Odds Against Tomorrow
Odds Against Tomorrow
Book for:
November 2021 Group 1
March 2016 Group 2
NEW YORK CITY, the near future: Mitchell Zukor, a gifted young mathematician, is hired by a mysterious new financial consulting firm, FutureWorld. The business operates out of a cavernous office in the Empire State Building; Mitchell is employee number two. He is asked to calculate worst-case scenarios in the most intricate detail, and his schemes are sold to corporations to indemnify them against any future disasters. This is the cutting edge of corporate irresponsibility, and business is booming. As Mitchell immerses himself in the mathematics of catastrophe--ecological collapse, global war, natural disasters--he becomes obsessed by a culture's fears. Yet he also loses touch with his last connection to reality: Elsa Bruner, a friend with her own apocalyptic secret, who has started a commune in Maine. Then, just as Mitchell's predictions reach a nightmarish crescendo, an actual worst-case scenario overtakes Manhattan. Mitchell realizes he is uniquely prepared to profit. But at what cost? At once an all-too-plausible literary thriller, an unexpected love story, and a philosophically searching inquiry into the nature of fear, Nathaniel Rich's Odds Against Tomorrow poses the ultimate questions of imagination and civilization. The future is not quite what it used to be.
About the Author
Nathanial Rich
Nathaniel Rich (born March 5, 1980) is an American novelist and essayist. He is the author of the 2013 novel, Odds Against Tomorrow, the 2008 novel, The Mayor's Tongue and the 2005 nonfiction book, San Francisco Noir: The City in Film Noir from 1940 to the Present. Rich has written essays and criticism for The New York Review of Books, Vanity Fair, The New York Times Magazine, Harper's Magazine, Rolling Stone, and Slate.

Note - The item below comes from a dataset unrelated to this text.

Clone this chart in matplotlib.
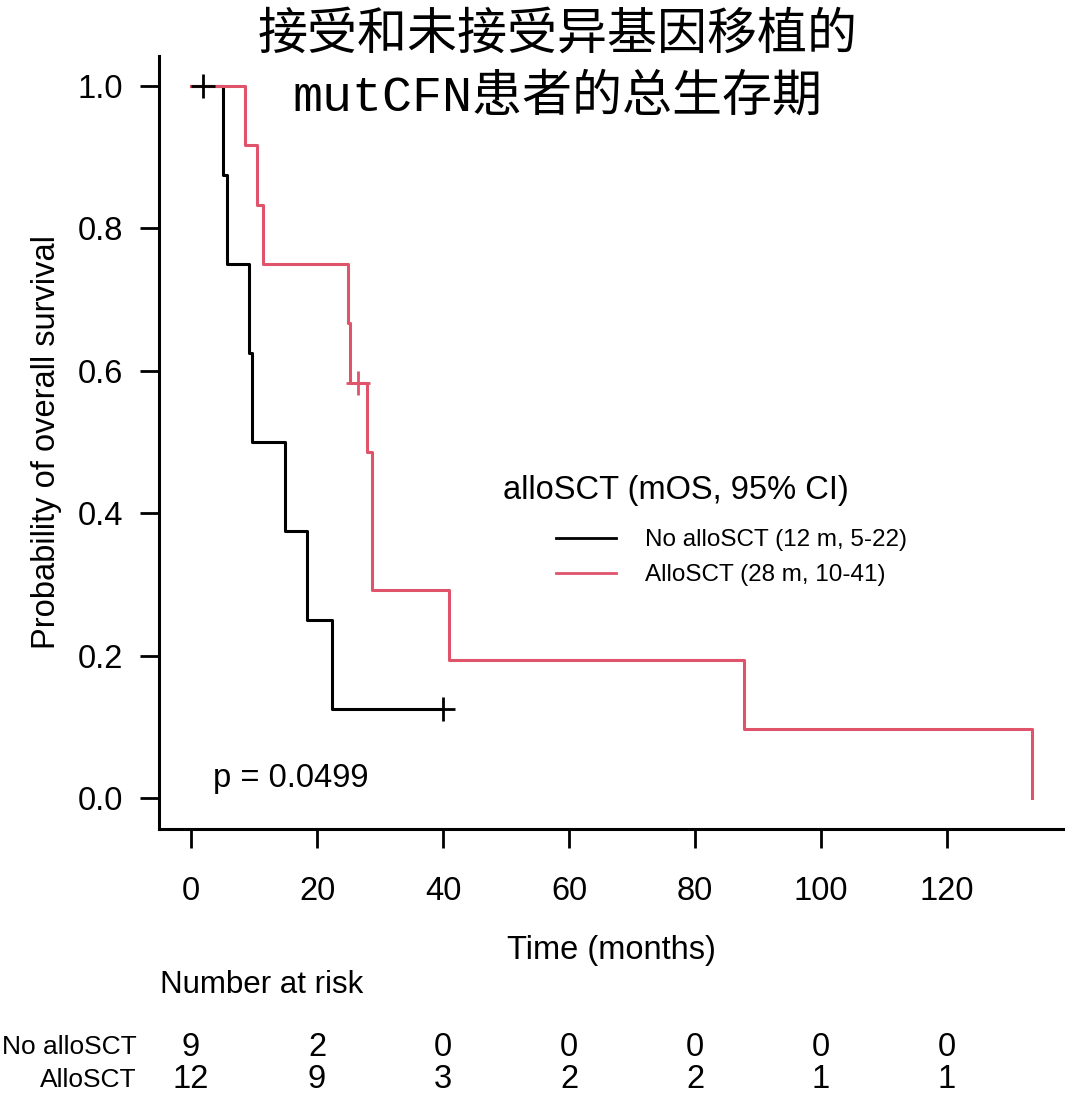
import matplotlib
matplotlib.use("Agg")
import matplotlib.pyplot as plt
from matplotlib.lines import Line2D
from matplotlib.transforms import blended_transform_factory

# ---- data ----
no_times = [0, 5.1, 5.7, 9.2, 9.7, 14.9, 18.4, 22.4, 40.0]
no_surv = [1.0, 0.875, 0.75, 0.625, 0.5, 0.375, 0.25, 0.125, 0.125]
no_cens_t = [1.9, 40.0]
no_cens_s = [1.0, 0.125]

al_times = [0, 8.6, 10.5, 11.4, 24.9, 25.3, 27.9, 28.7, 41.0, 87.8, 133.5]
al_surv = [1.0, 0.917, 0.833, 0.75, 0.667, 0.583, 0.486, 0.292, 0.194, 0.097, 0.0]
al_cens_t = [26.5]
al_cens_s = [0.583]

x_ticks = [0, 20, 40, 60, 80, 100, 120]
y_ticks = [0.0, 0.2, 0.4, 0.6, 0.8, 1.0]
risk_no = [9, 2, 0, 0, 0, 0, 0]
risk_al = [12, 9, 3, 2, 2, 1, 1]
group_labels = ["No alloSCT", "AlloSCT"]
legend_labels = ["No alloSCT (12 m, 5-22)", "AlloSCT (28 m, 10-41)"]
title_text = "接受和未接受异基因移植的\nmutCFN患者的总生存期"
p_text = "p = 0.0499"

BLACK = "#000000"
RED = "#DF536B"
W, H = 1080, 1100

plt.rcParams['font.family'] = ['Liberation Sans', 'DejaVu Sans']
fig = plt.figure(figsize=(W / 100, H / 100), dpi=100)
ax = fig.add_axes([159 / W, 1 - 829 / H, (1063 - 159) / W, (829 - 56) / H])

lw = 2.2
ax.step(no_times, no_surv, where='post', color=BLACK, lw=lw)
ax.step(al_times, al_surv, where='post', color=RED, lw=lw)
ax.plot(no_cens_t, no_cens_s, ls='none', marker='+', ms=17, mew=2.0, color=BLACK)
ax.plot(al_cens_t, al_cens_s, ls='none', marker='+', ms=17, mew=2.0, color=RED)

ax.set_xlim(-5.08, 138.4)
ax.set_ylim(-0.0435, 1.042)
for s in ['top', 'right']:
    ax.spines[s].set_visible(False)
for s in ['left', 'bottom']:
    ax.spines[s].set_linewidth(2.2)
ax.set_xticks(x_ticks)
ax.set_yticks(y_ticks)
ax.set_xticklabels([str(v) for v in x_ticks])
ax.set_yticklabels([f"{v:.1f}" for v in y_ticks])
ax.tick_params(axis='both', direction='out', length=14, width=2.0, labelsize=23.5)
ax.tick_params(axis='x', pad=20)
ax.tick_params(axis='y', pad=12)
ax.set_xlabel("Time (months)", fontsize=23.5, labelpad=20)
ax.set_ylabel("Probability of overall survival", fontsize=23.5, labelpad=11)

ax.text(3.5, 0.028, p_text, fontsize=23.5, ha='left', va='center')

# legend
fig.text(503 / W, 1 - 490 / H, "alloSCT (mOS, 95% CI)", fontsize=23.5, ha='left', va='center')
handles = [Line2D([], [], color=BLACK, lw=2.0), Line2D([], [], color=RED, lw=2.0)]
fig.legend(handles, legend_labels, loc='upper left', bbox_to_anchor=(556 / W, 1 - 529 / H),
           frameon=False, fontsize=17.5, handlelength=2.45, handletextpad=1.2,
           labelspacing=0.55, borderpad=0, borderaxespad=0)

# title
fig.text(558 / W, 1 - 66 / H, title_text, fontsize=36, ha='center', va='center',
         family=['Liberation Mono', 'Noto Sans CJK SC'], linespacing=1.42)

# number at risk table
fig.text(160 / W, 1 - 985 / H, "Number at risk", fontsize=22.5, ha='left', va='center')
btr = blended_transform_factory(ax.transData, fig.transFigure)
for lab, vals, ypx in zip(group_labels, [risk_no, risk_al], [1047, 1080]):
    fig.text(137 / W, 1 - ypx / H, lab, fontsize=19, ha='right', va='center')
    for xv, n in zip(x_ticks, vals):
        ax.text(xv, 1 - ypx / H, str(n), transform=btr, fontsize=23.5, ha='center', va='center',
                clip_on=False)

fig.savefig("out.png", dpi=100)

Rich is an alumnus of Yale University, where he studied literature. After graduation he worked on the editorial staff of The New York Review of Books. He moved to San Francisco to write San Francisco Noir, which the San Francisco Chronicle named one of the best books of 2005.[9] That year he was hired as an editor by The Paris Review.

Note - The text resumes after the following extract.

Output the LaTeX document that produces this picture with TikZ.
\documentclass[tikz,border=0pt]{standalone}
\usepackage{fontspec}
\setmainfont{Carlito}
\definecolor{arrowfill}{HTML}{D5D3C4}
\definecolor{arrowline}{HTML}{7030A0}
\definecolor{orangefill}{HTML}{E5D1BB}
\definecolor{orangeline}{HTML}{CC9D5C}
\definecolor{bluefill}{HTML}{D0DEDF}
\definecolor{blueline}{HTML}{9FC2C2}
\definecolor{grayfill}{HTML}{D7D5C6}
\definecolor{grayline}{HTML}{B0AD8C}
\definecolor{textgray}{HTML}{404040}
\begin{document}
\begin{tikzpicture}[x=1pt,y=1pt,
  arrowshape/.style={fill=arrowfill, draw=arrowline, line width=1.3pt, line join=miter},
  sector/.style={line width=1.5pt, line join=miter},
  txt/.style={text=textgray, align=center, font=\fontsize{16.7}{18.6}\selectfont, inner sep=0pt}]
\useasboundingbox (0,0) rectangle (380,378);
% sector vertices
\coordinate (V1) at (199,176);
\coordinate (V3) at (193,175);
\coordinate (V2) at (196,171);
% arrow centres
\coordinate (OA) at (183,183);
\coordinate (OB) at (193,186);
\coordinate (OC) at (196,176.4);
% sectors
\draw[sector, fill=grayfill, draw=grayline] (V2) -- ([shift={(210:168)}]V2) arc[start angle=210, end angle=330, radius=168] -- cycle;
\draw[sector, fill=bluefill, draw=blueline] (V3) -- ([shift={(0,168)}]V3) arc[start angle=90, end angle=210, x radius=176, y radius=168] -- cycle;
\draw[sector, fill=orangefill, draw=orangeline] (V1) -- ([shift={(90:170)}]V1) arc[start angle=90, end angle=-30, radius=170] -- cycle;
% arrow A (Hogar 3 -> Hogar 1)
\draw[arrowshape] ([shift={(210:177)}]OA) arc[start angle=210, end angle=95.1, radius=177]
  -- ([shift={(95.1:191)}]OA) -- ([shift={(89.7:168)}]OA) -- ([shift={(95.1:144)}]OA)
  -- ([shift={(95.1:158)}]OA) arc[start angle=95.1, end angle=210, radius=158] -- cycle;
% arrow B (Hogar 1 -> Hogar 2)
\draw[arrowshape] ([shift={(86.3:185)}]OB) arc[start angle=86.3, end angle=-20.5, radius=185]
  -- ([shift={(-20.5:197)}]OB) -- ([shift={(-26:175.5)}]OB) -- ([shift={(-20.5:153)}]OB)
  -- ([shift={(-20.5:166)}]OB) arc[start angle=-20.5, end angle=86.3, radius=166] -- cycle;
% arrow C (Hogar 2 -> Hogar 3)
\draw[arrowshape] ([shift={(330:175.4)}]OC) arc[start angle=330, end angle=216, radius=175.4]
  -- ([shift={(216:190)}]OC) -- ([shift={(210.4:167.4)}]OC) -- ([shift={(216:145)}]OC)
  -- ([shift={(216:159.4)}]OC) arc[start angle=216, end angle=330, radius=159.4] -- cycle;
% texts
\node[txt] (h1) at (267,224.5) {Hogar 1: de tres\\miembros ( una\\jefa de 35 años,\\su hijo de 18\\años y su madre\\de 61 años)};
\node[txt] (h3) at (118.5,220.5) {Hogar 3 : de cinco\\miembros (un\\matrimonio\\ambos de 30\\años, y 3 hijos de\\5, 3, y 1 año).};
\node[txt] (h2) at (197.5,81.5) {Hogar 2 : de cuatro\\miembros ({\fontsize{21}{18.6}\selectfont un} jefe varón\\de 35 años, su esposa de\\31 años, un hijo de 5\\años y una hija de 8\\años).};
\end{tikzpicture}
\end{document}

The Mayor's Tongue was described by Carolyn See in The Washington Post as a "playful, highly intellectual novel about serious subjects -- the failure of language, for one, and how we cope with that failure in order to keep ourselves sane."

NPR's Alan Cheuse called Odds Against Tomorrow a "brilliantly conceived and extremely well-executed novel...a knockout of a book." Cathleen Schine wrote, in the New York Review of Books, "Let's just, right away, recognize how prescient this charming, terrifying, comic novel of apocalyptic manners is...Rich is a gifted caricaturist and a gifted apocalyptist. His descriptions of the vagaries of both nature and human nature are stark, fresh, and convincing, full of surprise and recognition as both good comedy and good terror must be."

Rich is the son of New York Magazine writer and former New York Times columnist Frank Rich, and brother of writer Simon Rich.